A sampling of summer reds still showing good value
I am happy to report, sales are still on. Case buyers should be thinking summer BBQ reds. Louis asked about Bibbiano Vigna del Capannino Chianti Classico Gran Selezione DOCG 2019, 93 McD, every bit as delicious as the 2016. Both can be purchased for around $40. Although the 2019 is approachable, the 2016 is perfection for a Lady or a Tramp, 94 points. Dark ruby, it opens to cherry, balsamic, fresh fig and barrel spice, with cherry, cedar and herbs on the palate through a long, clean finish. If you serve the 2019 soon, decant and let stand. Will cellar at least 10 years; the 2016 is perfect now. Bibbiano is one of my picks most years, a top-rate Chianti Classico. Querciabella 2018 is another DOCG Chianti Classico worth looking into, 92 McD. The 2016, 94 McD under $37 is available at Pennsylvania Liquor Control Board, so there is some around. Shop this. Avoid 2014 for Tuscany. There are some decent wines, but difficult weather stymied the best of the winemakers. The surrounding vintages are in a comparable price range and most of the top producers are 91-93 points.
Follow the winemaker. After enjoying a tastevin of Sleeping Lady Vineyard Cab Yountville 2018, 100 points from Antonio Galloni, $165, I did a deeper dive into Julien Fayard. I learned that Fayard was a compatriot of Philippe Melka, the celebrated winemaker/consultant at Lail and several other highly regarded wineries. Since I recently wrote of Lail, I won’t delve deeply, except to say Robin Lail, whose great-great-uncle Gustave Niebaum founded Inglenook, has upheld the family banner with both hands. Her choice of Melka seems a pluperfect combination. Fayard spent seven years working with/for Melka following stints at several renown Bordeaux entities: Chateau Lafite and Smith Haut Lafitte. Both are terroir driven and non-interventionist winemakers.
I decided to investigate Fayard’s wines, looking for better QPR. With upward-trending prices, readers have pointed toward searching for quality Napa Cabs under $35-$50. They have read of those 95-point, $200-plus Purlieu (edge of the forest in French) single-vineyard Cabs and his partnership in Covert Estate, but how many have learned of Le Pich Napa Cab, $56, or Recoltant Wines Napa Cab 2018, 91 McD, $35? These are two solid 90-point lovelies that can be enjoyed at reasonable prices. First release, 2018 Recoltant is dark with a nose full of black fruit, pie spice and lilac hints. On its full-bodied palate, burgeoning fruit rides a slightly elevated tannin and minerally acidic frame. The finish brings balance. It is smooth, long and clean.

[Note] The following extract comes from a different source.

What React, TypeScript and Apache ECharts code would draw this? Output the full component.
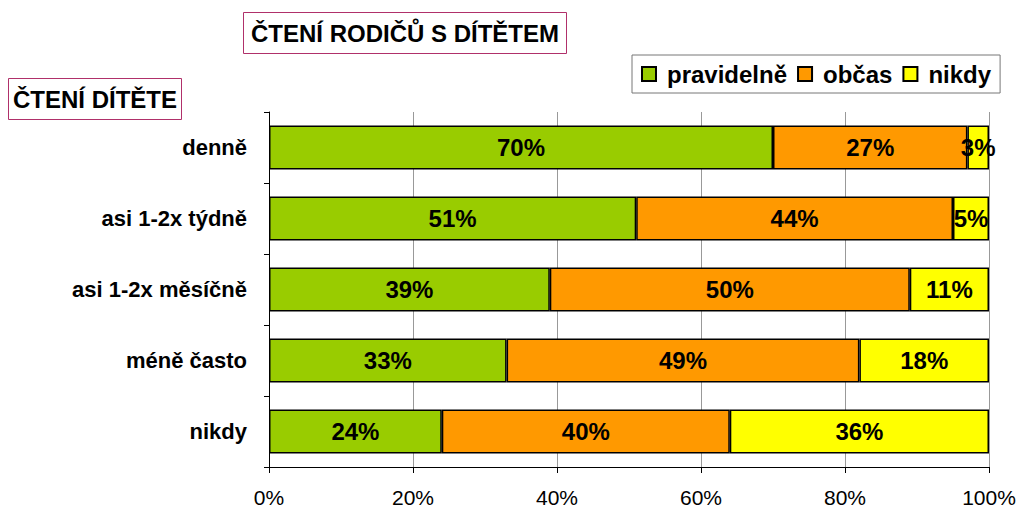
import React, { useEffect, useRef } from "react";
import * as echarts from "echarts";

const categories = ["denně", "asi 1-2x týdně", "asi 1-2x měsíčně", "méně často", "nikdy"];
const pravidelne = [70, 51, 39, 33, 24];
const obcas = [27, 44, 50, 49, 40];
const nikdy = [3, 5, 11, 18, 36];
const seriesNames = ["pravidelně", "občas", "nikdy"];
const colors = ["#99CC00", "#FF9900", "#FFFF00"];

const FONT = "Arial, 'Liberation Sans', Helvetica, sans-serif";

export default function App() {
  const ref = useRef<HTMLDivElement>(null);
  useEffect(() => {
    const chart = echarts.init(ref.current!, null, { renderer: "svg" });
    const data = [pravidelne, obcas, nikdy];
    chart.setOption({
      animation: false,
      backgroundColor: "#ffffff",
      textStyle: { fontFamily: FONT },
      title: [
        {
          text: "ČTENÍ RODIČŮ S DÍTĚTEM",
          left: 243,
          top: 12,
          padding: [9, 8, 9, 8],
          borderColor: "#B0306A",
          borderWidth: 1,
          textStyle: { fontFamily: FONT, fontSize: 24, fontWeight: "bold", color: "#000" },
        },
        {
          text: "ČTENÍ DÍTĚTE",
          left: 8,
          top: 78,
          padding: [9, 5, 9, 5],
          borderColor: "#B0306A",
          borderWidth: 1,
          textStyle: { fontFamily: FONT, fontSize: 24, fontWeight: "bold", color: "#000" },
        },
      ],
      legend: {
        data: seriesNames,
        left: 632,
        top: 55,
        padding: [7, 9, 7, 9],
        itemGap: 10,
        itemWidth: 14,
        itemHeight: 14,
        icon: "rect",
        borderColor: "#777",
        borderWidth: 1,
        textStyle: { fontFamily: FONT, fontSize: 24, fontWeight: "bold", color: "#000", padding: [0, 0, 0, 6] },
      },
      grid: { left: 269, right: 31, top: 112, height: 355 },
      xAxis: {
        type: "value",
        min: 0,
        max: 100,
        interval: 20,
        axisLine: { show: true, lineStyle: { color: "#000", width: 1 } },
        axisTick: { show: true, length: 6, lineStyle: { color: "#000" } },
        axisLabel: {
          formatter: "{value}%",
          fontFamily: FONT,
          fontSize: 21,
          color: "#000",
          margin: 20,
        },
        splitLine: { show: true, lineStyle: { color: "#999", width: 1 } },
      },
      yAxis: {
        type: "category",
        data: categories,
        inverse: true,
        axisLine: { show: true, lineStyle: { color: "#000", width: 1 } },
        axisTick: { show: true, length: 5, lineStyle: { color: "#000" } },
        axisLabel: {
          fontFamily: FONT,
          fontSize: 22,
          fontWeight: "bold",
          color: "#000",
          margin: 22,
        },
      },
      series: seriesNames.map((name, i) => ({
        name,
        type: "bar",
        stack: "total",
        barCategoryGap: "38%",
        data: data[i],
        itemStyle: { color: colors[i], borderColor: "#000", borderWidth: 1.5 },
        label: {
          show: true,
          position: "inside",
          formatter: "{c}%",
          fontFamily: FONT,
          fontSize: 24,
          fontWeight: "bold",
          color: "#000",
        },
      })),
    });
    return () => chart.dispose();
  }, []);
  return <div ref={ref} style={{ width: 1020, height: 509, position: "absolute", left: 0, top: 0 }} />;
}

Purlieu’s top single-vineyard wines are named Teucer, Missouri Hopper and Georges III, among others, all north of $200. However, their Le Pich Cab 2018, 91 McD is a bargain for value/pleasure. Dark ruby, it opens to plums, cassis and barrel spice aromas. On the medium-body palate, more plum, dark berries, nutmeg and licorice hints supported by integrated tannins and fresh acidity. Some other Cabs on sale: Martin Ray Synthesis 2020, 91 McD, Suckling wrote 93; Crossbarn Napa Cab, 92 McD under $50; Louis Martini Napa Cab 2019, 92 McD, $49 – red berries, pie spice and vanilla aromas lead to more berries, subtle tannins appropriate balancing acidity with dark chocolate and oaken hints through an exceptionally long finish. Covert Estate is a joint venture, 12-acre vineyard in Coombsville founded in 2012. Its worst rating year was a 92, in 2015. The 2018 scored 94 by several, including McD. Only 2016 got more points on my card at 95-plus. You must shop around. It is limited production, and prices run from $90-$200/bottle at various locations.
Let’s wrap up with Roserock Pinot Noir Eola-Amity Hills Oregon 2019, 93 McD, was on sale under $30, typically $70. Move quickly. Veronique Drouhin-Boss is chief winemaker at Domaine Jos. Drouhin, not with a wink and nod. A graduate of U. Dijon with advanced degrees in research on Pinot Noir, she worked with Laurence Jobard from 1976-2005, when she took the reins. In 1988, she vinified the first vintage at Domaine Drouhin. Paul Gregutt describes it well, “more brambly, herbal and earthy than those from Drouhin's Dundee Hills estate. It is lightly peppery and striated with thin seams of raspberry, chocolate, and lemon.”